PROVIDED ENTRIES:
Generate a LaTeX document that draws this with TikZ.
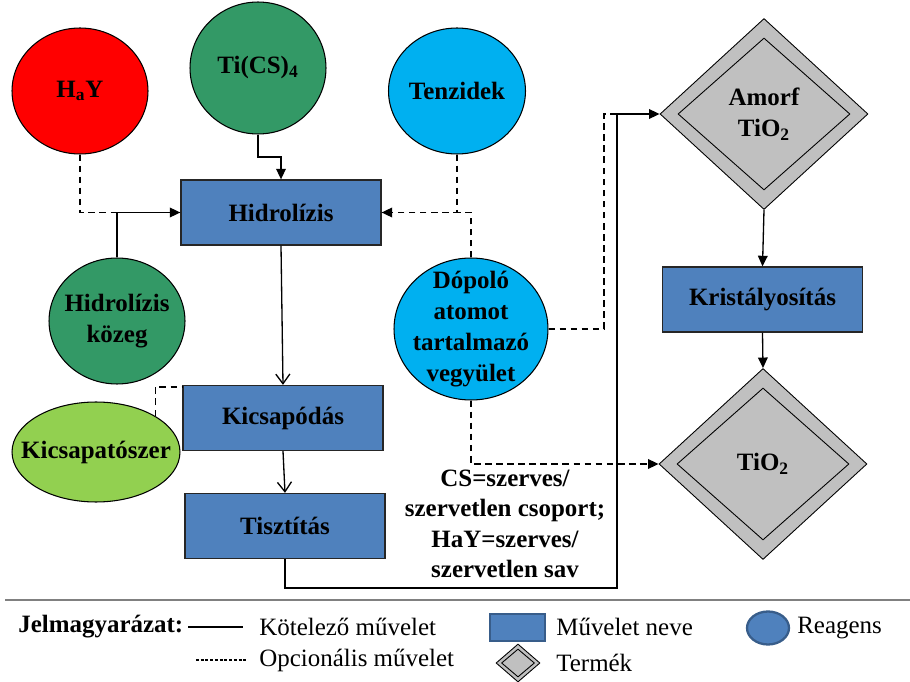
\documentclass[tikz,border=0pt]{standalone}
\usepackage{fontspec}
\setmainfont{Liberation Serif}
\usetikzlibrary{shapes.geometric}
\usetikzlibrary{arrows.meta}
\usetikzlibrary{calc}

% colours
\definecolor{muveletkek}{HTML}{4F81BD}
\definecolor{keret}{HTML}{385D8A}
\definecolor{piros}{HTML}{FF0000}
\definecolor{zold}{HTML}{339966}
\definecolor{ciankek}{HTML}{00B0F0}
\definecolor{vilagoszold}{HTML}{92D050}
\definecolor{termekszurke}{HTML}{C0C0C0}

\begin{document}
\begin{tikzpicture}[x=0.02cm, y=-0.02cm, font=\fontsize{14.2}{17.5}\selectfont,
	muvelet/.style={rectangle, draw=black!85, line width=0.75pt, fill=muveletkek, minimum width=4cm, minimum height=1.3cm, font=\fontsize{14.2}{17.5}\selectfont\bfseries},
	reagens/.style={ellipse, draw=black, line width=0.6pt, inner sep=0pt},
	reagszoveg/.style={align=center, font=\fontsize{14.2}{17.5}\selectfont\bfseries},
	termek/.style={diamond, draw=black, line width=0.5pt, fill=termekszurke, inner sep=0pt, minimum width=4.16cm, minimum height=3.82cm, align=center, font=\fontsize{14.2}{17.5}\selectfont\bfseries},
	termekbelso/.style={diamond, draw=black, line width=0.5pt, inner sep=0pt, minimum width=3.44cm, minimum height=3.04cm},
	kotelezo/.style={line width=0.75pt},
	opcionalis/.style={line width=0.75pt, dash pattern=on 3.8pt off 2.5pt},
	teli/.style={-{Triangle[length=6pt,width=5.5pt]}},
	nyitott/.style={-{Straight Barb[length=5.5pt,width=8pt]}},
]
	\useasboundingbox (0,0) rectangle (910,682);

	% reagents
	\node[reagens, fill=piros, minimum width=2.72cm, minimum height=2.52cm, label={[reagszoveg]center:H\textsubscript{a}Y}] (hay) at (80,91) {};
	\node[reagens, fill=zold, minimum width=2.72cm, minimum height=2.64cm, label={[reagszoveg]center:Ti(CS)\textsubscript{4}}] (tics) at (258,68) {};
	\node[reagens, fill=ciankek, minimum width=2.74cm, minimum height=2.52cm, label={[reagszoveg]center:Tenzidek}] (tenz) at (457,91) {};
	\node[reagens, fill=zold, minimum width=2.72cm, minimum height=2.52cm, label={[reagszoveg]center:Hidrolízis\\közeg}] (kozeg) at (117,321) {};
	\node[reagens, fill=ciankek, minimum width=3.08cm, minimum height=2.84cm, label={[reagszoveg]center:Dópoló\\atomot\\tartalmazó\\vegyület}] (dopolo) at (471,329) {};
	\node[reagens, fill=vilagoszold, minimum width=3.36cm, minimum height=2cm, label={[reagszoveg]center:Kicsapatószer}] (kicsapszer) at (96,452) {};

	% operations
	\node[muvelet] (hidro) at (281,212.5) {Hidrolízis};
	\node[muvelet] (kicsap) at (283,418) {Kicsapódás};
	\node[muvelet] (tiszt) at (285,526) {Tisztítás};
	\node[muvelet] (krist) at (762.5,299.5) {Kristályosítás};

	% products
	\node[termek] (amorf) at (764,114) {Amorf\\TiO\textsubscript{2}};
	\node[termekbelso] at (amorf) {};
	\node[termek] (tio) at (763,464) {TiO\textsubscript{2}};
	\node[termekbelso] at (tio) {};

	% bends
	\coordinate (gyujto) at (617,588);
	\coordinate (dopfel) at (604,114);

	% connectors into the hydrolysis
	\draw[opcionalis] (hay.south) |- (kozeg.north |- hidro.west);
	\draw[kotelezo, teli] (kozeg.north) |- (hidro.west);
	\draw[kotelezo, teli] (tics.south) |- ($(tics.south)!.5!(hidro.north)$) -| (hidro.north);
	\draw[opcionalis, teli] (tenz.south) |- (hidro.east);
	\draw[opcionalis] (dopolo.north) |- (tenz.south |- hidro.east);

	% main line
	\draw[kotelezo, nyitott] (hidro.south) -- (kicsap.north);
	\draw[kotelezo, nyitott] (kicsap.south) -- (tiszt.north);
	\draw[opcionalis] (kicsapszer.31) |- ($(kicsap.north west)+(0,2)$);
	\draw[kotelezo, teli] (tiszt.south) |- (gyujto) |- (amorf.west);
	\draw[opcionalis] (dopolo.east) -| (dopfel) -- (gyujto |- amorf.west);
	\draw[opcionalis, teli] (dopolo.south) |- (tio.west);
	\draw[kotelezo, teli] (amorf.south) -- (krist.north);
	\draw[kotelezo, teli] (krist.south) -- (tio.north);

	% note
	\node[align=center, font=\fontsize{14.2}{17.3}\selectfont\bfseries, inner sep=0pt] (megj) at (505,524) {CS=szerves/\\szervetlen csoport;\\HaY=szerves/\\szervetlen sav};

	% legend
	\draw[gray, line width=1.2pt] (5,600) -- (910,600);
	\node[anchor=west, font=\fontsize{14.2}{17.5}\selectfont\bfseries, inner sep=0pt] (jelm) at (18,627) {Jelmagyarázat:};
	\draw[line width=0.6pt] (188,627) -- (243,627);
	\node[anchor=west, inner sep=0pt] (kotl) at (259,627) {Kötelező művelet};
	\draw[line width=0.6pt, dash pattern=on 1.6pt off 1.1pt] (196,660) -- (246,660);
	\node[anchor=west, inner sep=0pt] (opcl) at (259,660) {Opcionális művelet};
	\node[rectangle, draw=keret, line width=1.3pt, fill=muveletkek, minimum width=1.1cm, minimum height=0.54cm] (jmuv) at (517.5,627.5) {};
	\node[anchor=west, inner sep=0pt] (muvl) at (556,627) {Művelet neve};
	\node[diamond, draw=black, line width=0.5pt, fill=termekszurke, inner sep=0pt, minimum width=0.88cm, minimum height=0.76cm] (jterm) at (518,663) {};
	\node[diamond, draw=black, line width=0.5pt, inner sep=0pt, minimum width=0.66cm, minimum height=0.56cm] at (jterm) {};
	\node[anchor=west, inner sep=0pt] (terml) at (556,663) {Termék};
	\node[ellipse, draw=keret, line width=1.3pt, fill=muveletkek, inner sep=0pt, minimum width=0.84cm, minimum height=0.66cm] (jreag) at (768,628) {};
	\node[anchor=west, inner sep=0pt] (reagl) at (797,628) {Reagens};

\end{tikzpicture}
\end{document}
...
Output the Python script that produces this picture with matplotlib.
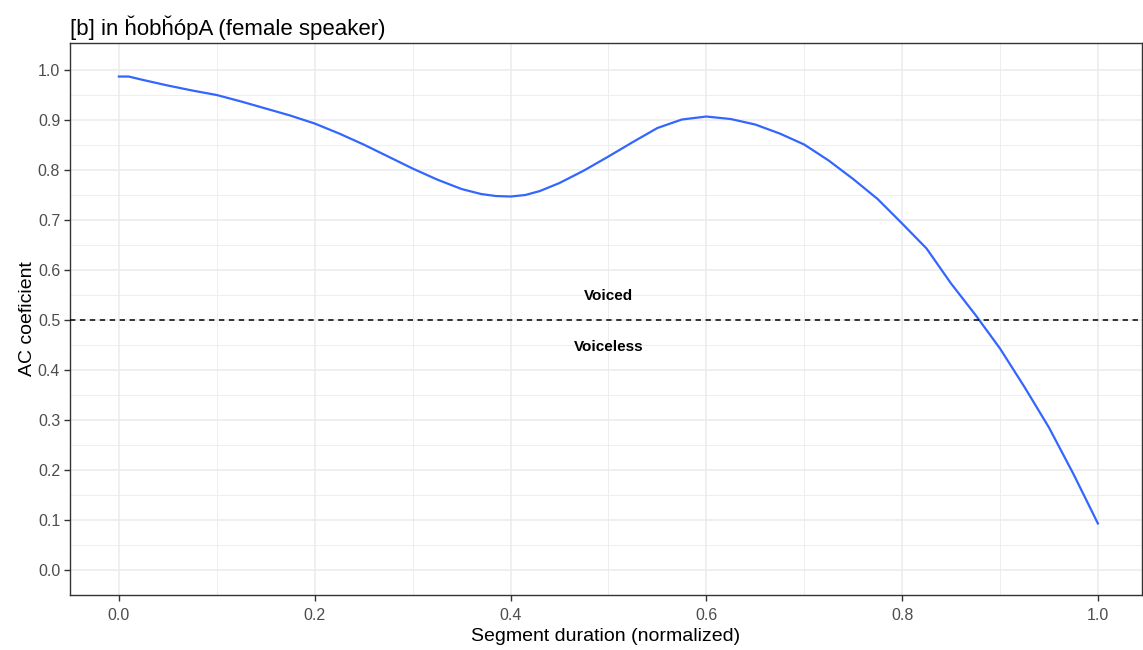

TASK STATEMENT: Copy exactly the stretch of lines from the one containing "Generate a LaTeX" through the one containing "(0,0) rectangle (910,682);", both included. Leave out any pictures.

ANSWER IN FULL:
Generate a LaTeX document that draws this with TikZ.
\documentclass[tikz,border=0pt]{standalone}
\usepackage{fontspec}
\setmainfont{Liberation Serif}
\usetikzlibrary{shapes.geometric}
\usetikzlibrary{arrows.meta}
\usetikzlibrary{calc}

% colours
\definecolor{muveletkek}{HTML}{4F81BD}
\definecolor{keret}{HTML}{385D8A}
\definecolor{piros}{HTML}{FF0000}
\definecolor{zold}{HTML}{339966}
\definecolor{ciankek}{HTML}{00B0F0}
\definecolor{vilagoszold}{HTML}{92D050}
\definecolor{termekszurke}{HTML}{C0C0C0}

\begin{document}
\begin{tikzpicture}[x=0.02cm, y=-0.02cm, font=\fontsize{14.2}{17.5}\selectfont,
	muvelet/.style={rectangle, draw=black!85, line width=0.75pt, fill=muveletkek, minimum width=4cm, minimum height=1.3cm, font=\fontsize{14.2}{17.5}\selectfont\bfseries},
	reagens/.style={ellipse, draw=black, line width=0.6pt, inner sep=0pt},
	reagszoveg/.style={align=center, font=\fontsize{14.2}{17.5}\selectfont\bfseries},
	termek/.style={diamond, draw=black, line width=0.5pt, fill=termekszurke, inner sep=0pt, minimum width=4.16cm, minimum height=3.82cm, align=center, font=\fontsize{14.2}{17.5}\selectfont\bfseries},
	termekbelso/.style={diamond, draw=black, line width=0.5pt, inner sep=0pt, minimum width=3.44cm, minimum height=3.04cm},
	kotelezo/.style={line width=0.75pt},
	opcionalis/.style={line width=0.75pt, dash pattern=on 3.8pt off 2.5pt},
	teli/.style={-{Triangle[length=6pt,width=5.5pt]}},
	nyitott/.style={-{Straight Barb[length=5.5pt,width=8pt]}},
]
	\useasboundingbox (0,0) rectangle (910,682);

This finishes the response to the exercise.